Jim Rome was interviewing Duke’s Coach Krzyzewski (yes, of course I had to google the spelling). I was driving to Target (AKA Mecca) with the babies, and my eyes went oogly from the abrupt arrival of watery tears. Coach K, who BTW I would like to channel the next time I’m doing a radio interview–cool as a cucumber, starts talking about one of his players. And he says, “He’s a warrior, Jim. That kid is a beautiful warrior.” And he said it with this tone of unforgettable persuasion and compassion. Jim Rome just let the words sit for a split second, and the moment was full and took on a dimension far beyond radio and sports, and then Rome says, “Ladies and Gentlemen, Coach Freaking K.” I love laughing and crying at the exact same moment.

So with the warrior spirit, I am turning toward the texture in my life.  Even though the surfaces often feel overwhelmingly unsmooth and the paint is worn and the cloth of my soul feels irreparably tattered on certain days, I remind myself of how much I love all the textures, how they play with one another and adhere to each other and create something important overall.

And if all else fails, I’ll just keep whispering to myself, “Coach Freaking K. Coach Freaking K. Coach Freaking K.”

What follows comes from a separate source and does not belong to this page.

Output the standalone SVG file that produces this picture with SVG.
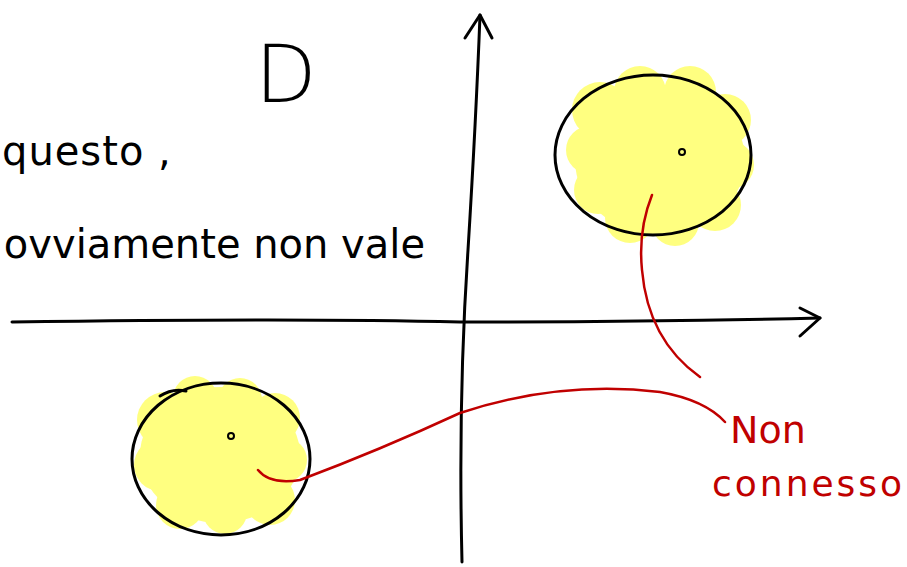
<svg xmlns="http://www.w3.org/2000/svg" width="907" height="567" viewBox="0 0 907 567">
<style>
.ink{fill:none;stroke:#000;stroke-width:3;stroke-linecap:round;stroke-linejoin:round}
.red{fill:none;stroke:#c00000;stroke-width:2.5;stroke-linecap:round;stroke-linejoin:round}
.blob{fill:#ffff80}
.bt{font-family:"DejaVu Sans","Liberation Sans",sans-serif;fill:#000}
.rt{font-family:"DejaVu Sans","Liberation Sans",sans-serif;fill:#c00000}
</style>
<rect width="907" height="567" fill="#fff"/>
<g id="blob-top-right">
<g class="blob">
<ellipse cx="660" cy="160" rx="85" ry="75"/>
<circle cx="600" cy="110" r="28"/><circle cx="640" cy="92" r="26"/><circle cx="690" cy="92" r="26"/>
<circle cx="725" cy="120" r="26"/><circle cx="730" cy="165" r="24"/><circle cx="715" cy="205" r="26"/>
<circle cx="675" cy="222" r="24"/><circle cx="630" cy="218" r="25"/><circle cx="598" cy="190" r="24"/><circle cx="590" cy="150" r="24"/>
</g>
<ellipse class="ink" cx="653" cy="155" rx="98" ry="80"/>
<circle cx="682" cy="152" r="3" fill="none" stroke="#000" stroke-width="2"/>
</g>
<g id="blob-bottom-left">
<g class="blob">
<ellipse cx="220" cy="455" rx="80" ry="68"/>
<circle cx="195" cy="398" r="22"/><circle cx="165" cy="420" r="28"/><circle cx="160" cy="465" r="26"/>
<circle cx="180" cy="505" r="24"/><circle cx="225" cy="512" r="22"/><circle cx="270" cy="500" r="25"/>
<circle cx="285" cy="460" r="22"/><circle cx="275" cy="418" r="25"/><circle cx="240" cy="400" r="22"/>
</g>
<ellipse class="ink" cx="221" cy="459" rx="89" ry="76"/>
<path class="ink" d="M160 396 Q172 388 186 391"/>
<circle cx="231" cy="436" r="3" fill="none" stroke="#000" stroke-width="2"/>
</g>
<g id="axes">
<path class="ink" d="M462 562 Q458 400 468 250 Q476 120 480 15"/>
<path class="ink" d="M465 38 L480 15 L492 38"/>
<path class="ink" d="M12 322 Q300 318 460 322 Q650 322 820 318"/>
<path class="ink" d="M800 308 L820 318 L800 336"/>
</g>
<g id="connectors">
<path class="red" d="M652 195 Q638 230 642 270 Q648 340 700 377"/>
<path class="red" d="M258 470 Q270 485 300 480 Q380 450 460 413 Q560 380 660 392 Q705 400 725 422"/>
</g>
<g id="labels">
<text class="bt" x="255" y="102" font-size="80" font-weight="200">D</text>
<text class="bt" x="2" y="165" font-size="40" letter-spacing="1">questo ,</text>
<text class="bt" x="425" y="258" font-size="40" text-anchor="end">ovviamente non vale</text>
<text class="rt" x="730" y="443" font-size="38">Non</text>
<text class="rt" x="712" y="496" font-size="36" letter-spacing="3">connesso</text>
</g>
</svg>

Post your Lent List, you beautiful warrior, you. What true living texture do you need to embrace? What blah beige impostor do you need to relinquish?

Lots of Lenten Love.

7 Responses to “Turning Toward the Texture of Lent”

  1. melanie says:

    I love how only you can freakin combine, sports talk radio, art, craftiness, and life all the while making me laugh and cry. lots of lovin
    melba

  2. melanie says:

    by the way, I had recently written a post about one of my warriors!
    http://dailysonrisas.blogspot.com/2010/02/tender-warrior.html

  3. Jilly says:

    Holding on to: baby giggles and smiles, two and a half year old vocabulary, two date nights a month with Kyle, the fact that our walk does not depend on how much we do, but rather who we are, quiet moments spent nursing (soon he will be off and running),

    Letting Go of: controlling behaviors, unrealistic expectations of Kyle’s capabilities with babies, bitterness over the onesidedness of motherhood, breathing prayers

  4. Susan says:

    Holding on to: what’s left of my sanity, hope that I’ll actually find my place here…I don’t know. I really want to hold on to my little girls and love them and be gentle and attentive but every freaking day starts and ends before I can gather my thoughts…

    Letting go of: despair, control, pessimistic thoughts, selfish motives, doubt

    • leeana says:

      Suz, I so relate to both your lists. It’s as if I could have written them both. I really appreciate your honesty. How do you handle the despair? I’d love to hear what helps you. Love you.